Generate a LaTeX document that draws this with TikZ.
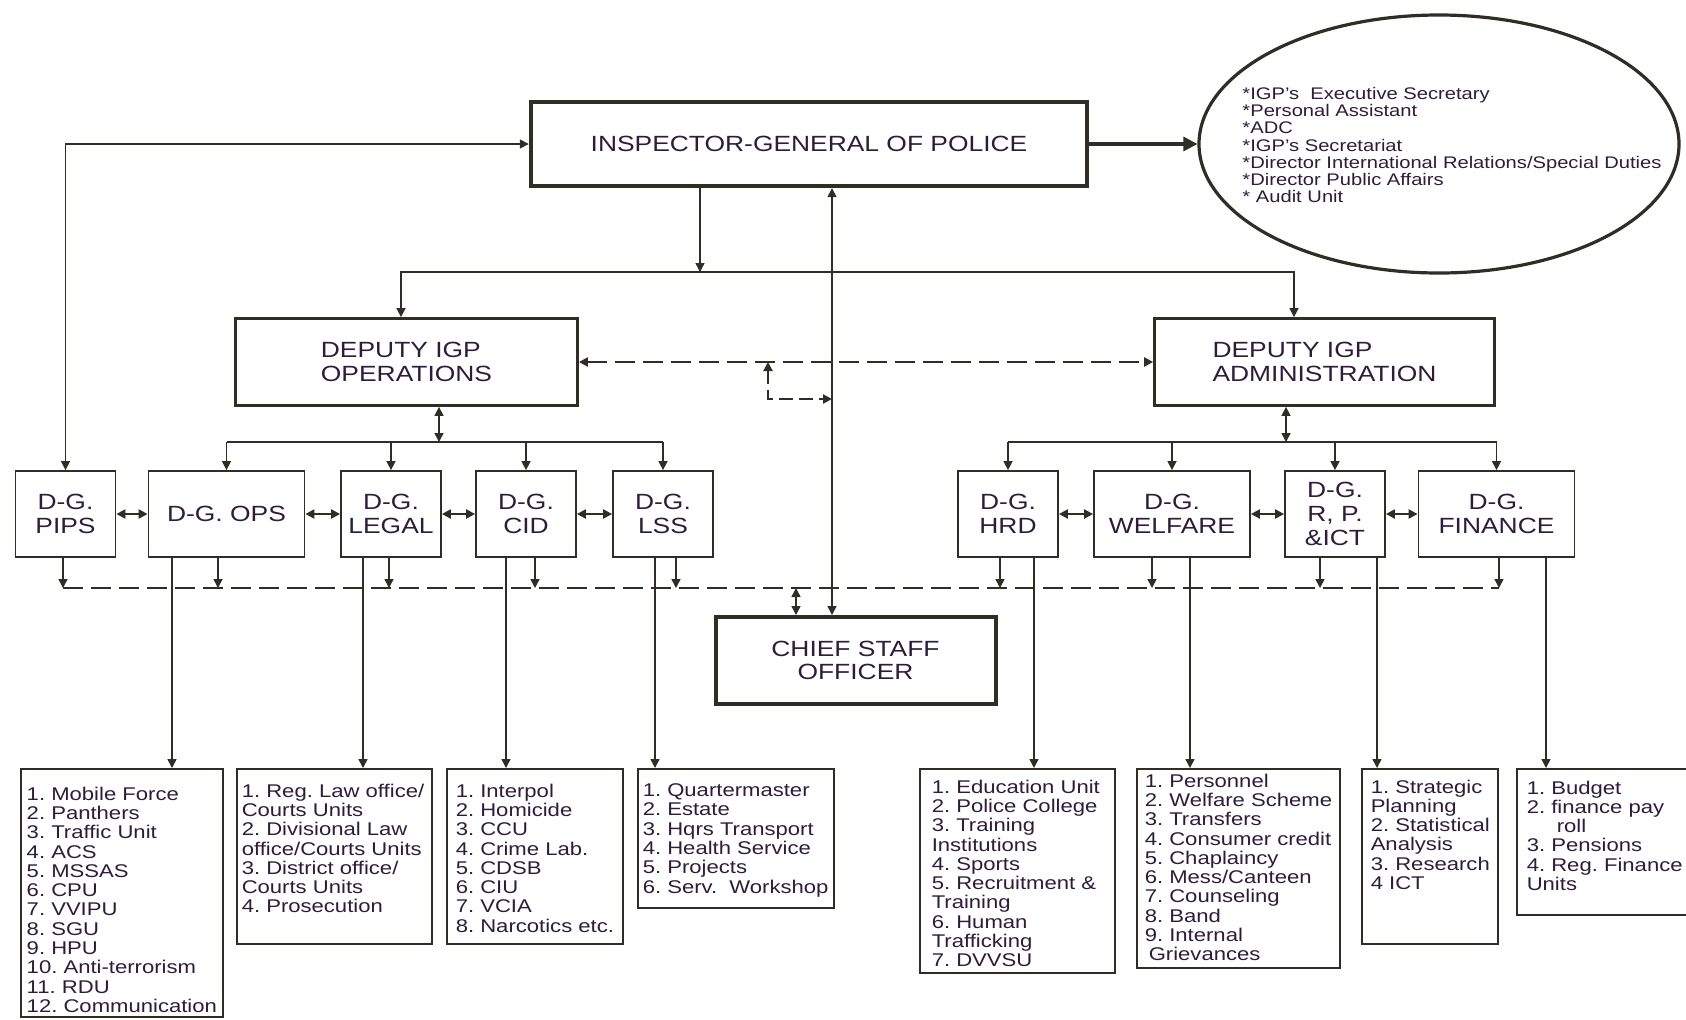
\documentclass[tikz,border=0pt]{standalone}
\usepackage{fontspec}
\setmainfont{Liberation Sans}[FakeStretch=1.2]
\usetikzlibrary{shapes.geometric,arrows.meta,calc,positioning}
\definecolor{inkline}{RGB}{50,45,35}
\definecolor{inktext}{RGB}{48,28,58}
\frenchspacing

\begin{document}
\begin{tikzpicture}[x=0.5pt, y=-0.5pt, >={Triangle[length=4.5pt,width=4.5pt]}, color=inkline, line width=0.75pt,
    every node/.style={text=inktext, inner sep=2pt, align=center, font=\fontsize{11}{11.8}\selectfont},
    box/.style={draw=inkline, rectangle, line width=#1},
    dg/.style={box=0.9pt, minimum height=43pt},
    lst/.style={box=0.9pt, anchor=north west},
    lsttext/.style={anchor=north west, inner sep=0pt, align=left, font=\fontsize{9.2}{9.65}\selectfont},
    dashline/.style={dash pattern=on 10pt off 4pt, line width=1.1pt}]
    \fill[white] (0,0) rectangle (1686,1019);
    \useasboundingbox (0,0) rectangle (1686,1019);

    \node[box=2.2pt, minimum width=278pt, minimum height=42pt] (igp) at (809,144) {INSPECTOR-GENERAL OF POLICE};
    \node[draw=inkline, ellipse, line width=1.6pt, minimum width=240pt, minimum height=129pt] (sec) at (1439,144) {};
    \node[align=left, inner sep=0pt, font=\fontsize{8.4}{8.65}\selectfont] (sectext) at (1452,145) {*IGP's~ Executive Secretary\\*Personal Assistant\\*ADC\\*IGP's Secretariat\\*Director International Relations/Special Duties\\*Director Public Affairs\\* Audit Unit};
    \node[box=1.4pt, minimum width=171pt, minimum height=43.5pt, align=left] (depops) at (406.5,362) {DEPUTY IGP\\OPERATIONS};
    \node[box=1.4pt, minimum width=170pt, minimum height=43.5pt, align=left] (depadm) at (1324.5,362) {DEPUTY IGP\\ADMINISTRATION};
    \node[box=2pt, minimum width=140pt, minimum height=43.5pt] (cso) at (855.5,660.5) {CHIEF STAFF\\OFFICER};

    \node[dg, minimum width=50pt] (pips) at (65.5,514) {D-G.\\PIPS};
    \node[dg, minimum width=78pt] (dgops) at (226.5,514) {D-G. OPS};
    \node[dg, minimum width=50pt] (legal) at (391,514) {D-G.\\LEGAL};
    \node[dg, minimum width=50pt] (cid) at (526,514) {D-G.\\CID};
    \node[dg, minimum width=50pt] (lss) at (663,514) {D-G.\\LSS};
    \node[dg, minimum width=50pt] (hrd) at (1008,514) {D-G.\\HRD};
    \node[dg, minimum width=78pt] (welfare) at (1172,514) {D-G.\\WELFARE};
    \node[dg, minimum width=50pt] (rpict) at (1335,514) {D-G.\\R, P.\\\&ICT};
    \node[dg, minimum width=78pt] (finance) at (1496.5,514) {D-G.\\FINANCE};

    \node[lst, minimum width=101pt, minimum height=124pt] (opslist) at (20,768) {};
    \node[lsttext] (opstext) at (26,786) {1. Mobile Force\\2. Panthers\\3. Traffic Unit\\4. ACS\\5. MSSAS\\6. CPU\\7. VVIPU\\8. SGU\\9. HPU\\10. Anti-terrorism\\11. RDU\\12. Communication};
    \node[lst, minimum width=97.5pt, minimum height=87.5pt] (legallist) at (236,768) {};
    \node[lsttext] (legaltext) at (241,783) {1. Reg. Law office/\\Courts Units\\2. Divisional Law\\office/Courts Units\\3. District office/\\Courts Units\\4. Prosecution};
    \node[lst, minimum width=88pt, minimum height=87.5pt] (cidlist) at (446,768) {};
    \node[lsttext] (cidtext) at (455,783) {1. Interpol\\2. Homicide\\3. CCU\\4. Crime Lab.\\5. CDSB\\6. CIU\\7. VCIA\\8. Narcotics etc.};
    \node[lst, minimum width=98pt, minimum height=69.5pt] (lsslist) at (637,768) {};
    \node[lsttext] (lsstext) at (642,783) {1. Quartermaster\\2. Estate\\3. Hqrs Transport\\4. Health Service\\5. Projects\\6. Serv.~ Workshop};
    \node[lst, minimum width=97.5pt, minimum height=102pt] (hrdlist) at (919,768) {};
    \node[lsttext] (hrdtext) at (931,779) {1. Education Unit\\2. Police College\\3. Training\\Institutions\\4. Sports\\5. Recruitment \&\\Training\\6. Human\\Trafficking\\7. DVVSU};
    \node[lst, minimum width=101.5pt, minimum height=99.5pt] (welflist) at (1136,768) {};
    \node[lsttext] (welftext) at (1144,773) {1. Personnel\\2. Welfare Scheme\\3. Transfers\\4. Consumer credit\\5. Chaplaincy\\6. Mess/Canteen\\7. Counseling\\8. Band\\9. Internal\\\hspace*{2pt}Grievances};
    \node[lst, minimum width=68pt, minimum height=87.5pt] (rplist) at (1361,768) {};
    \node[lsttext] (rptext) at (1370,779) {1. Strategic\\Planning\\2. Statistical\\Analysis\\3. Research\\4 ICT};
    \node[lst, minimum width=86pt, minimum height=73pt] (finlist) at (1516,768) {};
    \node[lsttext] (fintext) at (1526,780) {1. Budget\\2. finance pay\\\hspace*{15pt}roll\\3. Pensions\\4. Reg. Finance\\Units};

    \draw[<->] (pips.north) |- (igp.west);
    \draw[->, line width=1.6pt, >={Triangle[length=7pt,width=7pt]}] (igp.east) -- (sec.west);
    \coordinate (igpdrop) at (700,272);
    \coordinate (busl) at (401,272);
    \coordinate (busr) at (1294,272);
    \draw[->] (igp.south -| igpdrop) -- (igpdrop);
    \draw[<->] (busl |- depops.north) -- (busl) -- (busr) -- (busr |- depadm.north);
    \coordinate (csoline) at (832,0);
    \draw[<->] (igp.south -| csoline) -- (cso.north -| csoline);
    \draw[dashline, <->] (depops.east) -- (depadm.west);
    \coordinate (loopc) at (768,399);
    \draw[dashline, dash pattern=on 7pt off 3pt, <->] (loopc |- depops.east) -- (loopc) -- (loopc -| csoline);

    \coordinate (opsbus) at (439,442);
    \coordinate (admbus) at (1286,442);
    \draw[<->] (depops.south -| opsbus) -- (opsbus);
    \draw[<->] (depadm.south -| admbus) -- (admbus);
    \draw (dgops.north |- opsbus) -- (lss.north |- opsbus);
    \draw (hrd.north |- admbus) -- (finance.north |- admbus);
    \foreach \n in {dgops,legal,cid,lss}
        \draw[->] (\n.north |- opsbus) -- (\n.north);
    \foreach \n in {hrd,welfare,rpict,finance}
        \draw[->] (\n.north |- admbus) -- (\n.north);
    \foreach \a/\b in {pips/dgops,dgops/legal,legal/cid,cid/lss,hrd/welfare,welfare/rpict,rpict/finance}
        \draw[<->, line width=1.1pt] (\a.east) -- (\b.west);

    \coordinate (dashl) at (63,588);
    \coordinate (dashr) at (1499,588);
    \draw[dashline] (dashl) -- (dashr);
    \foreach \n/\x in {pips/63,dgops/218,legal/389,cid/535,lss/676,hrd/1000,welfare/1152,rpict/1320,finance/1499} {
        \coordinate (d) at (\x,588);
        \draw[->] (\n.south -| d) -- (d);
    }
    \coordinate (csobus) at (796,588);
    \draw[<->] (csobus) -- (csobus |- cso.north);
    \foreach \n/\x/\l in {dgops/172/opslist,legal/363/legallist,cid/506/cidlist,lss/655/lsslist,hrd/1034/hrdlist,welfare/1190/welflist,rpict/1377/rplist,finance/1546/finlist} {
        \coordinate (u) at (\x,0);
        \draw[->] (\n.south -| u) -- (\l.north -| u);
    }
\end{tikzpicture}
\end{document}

.....

Copy each line in full and exactly, omitting any picture.

§ **EXPECTED ANSWER**
Generate a LaTeX document that draws this with TikZ.
\documentclass[tikz,border=0pt]{standalone}
\usepackage{fontspec}
\setmainfont{Liberation Sans}[FakeStretch=1.2]
\usetikzlibrary{shapes.geometric,arrows.meta,calc,positioning}
\definecolor{inkline}{RGB}{50,45,35}
\definecolor{inktext}{RGB}{48,28,58}
\frenchspacing

\begin{document}
\begin{tikzpicture}[x=0.5pt, y=-0.5pt, >={Triangle[length=4.5pt,width=4.5pt]}, color=inkline, line width=0.75pt,
    every node/.style={text=inktext, inner sep=2pt, align=center, font=\fontsize{11}{11.8}\selectfont},
    box/.style={draw=inkline, rectangle, line width=#1},
    dg/.style={box=0.9pt, minimum height=43pt},
    lst/.style={box=0.9pt, anchor=north west},
    lsttext/.style={anchor=north west, inner sep=0pt, align=left, font=\fontsize{9.2}{9.65}\selectfont},
    dashline/.style={dash pattern=on 10pt off 4pt, line width=1.1pt}]
    \fill[white] (0,0) rectangle (1686,1019);
    \useasboundingbox (0,0) rectangle (1686,1019);

    \node[box=2.2pt, minimum width=278pt, minimum height=42pt] (igp) at (809,144) {INSPECTOR-GENERAL OF POLICE};
    \node[draw=inkline, ellipse, line width=1.6pt, minimum width=240pt, minimum height=129pt] (sec) at (1439,144) {};
    \node[align=left, inner sep=0pt, font=\fontsize{8.4}{8.65}\selectfont] (sectext) at (1452,145) {*IGP's~ Executive Secretary\\*Personal Assistant\\*ADC\\*IGP's Secretariat\\*Director International Relations/Special Duties\\*Director Public Affairs\\* Audit Unit};
    \node[box=1.4pt, minimum width=171pt, minimum height=43.5pt, align=left] (depops) at (406.5,362) {DEPUTY IGP\\OPERATIONS};
    \node[box=1.4pt, minimum width=170pt, minimum height=43.5pt, align=left] (depadm) at (1324.5,362) {DEPUTY IGP\\ADMINISTRATION};
    \node[box=2pt, minimum width=140pt, minimum height=43.5pt] (cso) at (855.5,660.5) {CHIEF STAFF\\OFFICER};

    \node[dg, minimum width=50pt] (pips) at (65.5,514) {D-G.\\PIPS};
    \node[dg, minimum width=78pt] (dgops) at (226.5,514) {D-G. OPS};
    \node[dg, minimum width=50pt] (legal) at (391,514) {D-G.\\LEGAL};
    \node[dg, minimum width=50pt] (cid) at (526,514) {D-G.\\CID};
    \node[dg, minimum width=50pt] (lss) at (663,514) {D-G.\\LSS};
    \node[dg, minimum width=50pt] (hrd) at (1008,514) {D-G.\\HRD};
    \node[dg, minimum width=78pt] (welfare) at (1172,514) {D-G.\\WELFARE};
    \node[dg, minimum width=50pt] (rpict) at (1335,514) {D-G.\\R, P.\\\&ICT};
    \node[dg, minimum width=78pt] (finance) at (1496.5,514) {D-G.\\FINANCE};

    \node[lst, minimum width=101pt, minimum height=124pt] (opslist) at (20,768) {};
    \node[lsttext] (opstext) at (26,786) {1. Mobile Force\\2. Panthers\\3. Traffic Unit\\4. ACS\\5. MSSAS\\6. CPU\\7. VVIPU\\8. SGU\\9. HPU\\10. Anti-terrorism\\11. RDU\\12. Communication};
    \node[lst, minimum width=97.5pt, minimum height=87.5pt] (legallist) at (236,768) {};
    \node[lsttext] (legaltext) at (241,783) {1. Reg. Law office/\\Courts Units\\2. Divisional Law\\office/Courts Units\\3. District office/\\Courts Units\\4. Prosecution};
    \node[lst, minimum width=88pt, minimum height=87.5pt] (cidlist) at (446,768) {};
    \node[lsttext] (cidtext) at (455,783) {1. Interpol\\2. Homicide\\3. CCU\\4. Crime Lab.\\5. CDSB\\6. CIU\\7. VCIA\\8. Narcotics etc.};
    \node[lst, minimum width=98pt, minimum height=69.5pt] (lsslist) at (637,768) {};
    \node[lsttext] (lsstext) at (642,783) {1. Quartermaster\\2. Estate\\3. Hqrs Transport\\4. Health Service\\5. Projects\\6. Serv.~ Workshop};
    \node[lst, minimum width=97.5pt, minimum height=102pt] (hrdlist) at (919,768) {};
    \node[lsttext] (hrdtext) at (931,779) {1. Education Unit\\2. Police College\\3. Training\\Institutions\\4. Sports\\5. Recruitment \&\\Training\\6. Human\\Trafficking\\7. DVVSU};
    \node[lst, minimum width=101.5pt, minimum height=99.5pt] (welflist) at (1136,768) {};
    \node[lsttext] (welftext) at (1144,773) {1. Personnel\\2. Welfare Scheme\\3. Transfers\\4. Consumer credit\\5. Chaplaincy\\6. Mess/Canteen\\7. Counseling\\8. Band\\9. Internal\\\hspace*{2pt}Grievances};
    \node[lst, minimum width=68pt, minimum height=87.5pt] (rplist) at (1361,768) {};
    \node[lsttext] (rptext) at (1370,779) {1. Strategic\\Planning\\2. Statistical\\Analysis\\3. Research\\4 ICT};
    \node[lst, minimum width=86pt, minimum height=73pt] (finlist) at (1516,768) {};
    \node[lsttext] (fintext) at (1526,780) {1. Budget\\2. finance pay\\\hspace*{15pt}roll\\3. Pensions\\4. Reg. Finance\\Units};

    \draw[<->] (pips.north) |- (igp.west);
    \draw[->, line width=1.6pt, >={Triangle[length=7pt,width=7pt]}] (igp.east) -- (sec.west);
    \coordinate (igpdrop) at (700,272);
    \coordinate (busl) at (401,272);
    \coordinate (busr) at (1294,272);
    \draw[->] (igp.south -| igpdrop) -- (igpdrop);
    \draw[<->] (busl |- depops.north) -- (busl) -- (busr) -- (busr |- depadm.north);
    \coordinate (csoline) at (832,0);
    \draw[<->] (igp.south -| csoline) -- (cso.north -| csoline);
    \draw[dashline, <->] (depops.east) -- (depadm.west);
    \coordinate (loopc) at (768,399);
    \draw[dashline, dash pattern=on 7pt off 3pt, <->] (loopc |- depops.east) -- (loopc) -- (loopc -| csoline);

    \coordinate (opsbus) at (439,442);
    \coordinate (admbus) at (1286,442);
    \draw[<->] (depops.south -| opsbus) -- (opsbus);
    \draw[<->] (depadm.south -| admbus) -- (admbus);
    \draw (dgops.north |- opsbus) -- (lss.north |- opsbus);
    \draw (hrd.north |- admbus) -- (finance.north |- admbus);
    \foreach \n in {dgops,legal,cid,lss}
        \draw[->] (\n.north |- opsbus) -- (\n.north);
    \foreach \n in {hrd,welfare,rpict,finance}
        \draw[->] (\n.north |- admbus) -- (\n.north);
    \foreach \a/\b in {pips/dgops,dgops/legal,legal/cid,cid/lss,hrd/welfare,welfare/rpict,rpict/finance}
        \draw[<->, line width=1.1pt] (\a.east) -- (\b.west);

    \coordinate (dashl) at (63,588);
    \coordinate (dashr) at (1499,588);
    \draw[dashline] (dashl) -- (dashr);
    \foreach \n/\x in {pips/63,dgops/218,legal/389,cid/535,lss/676,hrd/1000,welfare/1152,rpict/1320,finance/1499} {
        \coordinate (d) at (\x,588);
        \draw[->] (\n.south -| d) -- (d);
    }
    \coordinate (csobus) at (796,588);
    \draw[<->] (csobus) -- (csobus |- cso.north);
    \foreach \n/\x/\l in {dgops/172/opslist,legal/363/legallist,cid/506/cidlist,lss/655/lsslist,hrd/1034/hrdlist,welfare/1190/welflist,rpict/1377/rplist,finance/1546/finlist} {
        \coordinate (u) at (\x,0);
        \draw[->] (\n.south -| u) -- (\l.north -| u);
    }
\end{tikzpicture}
\end{document}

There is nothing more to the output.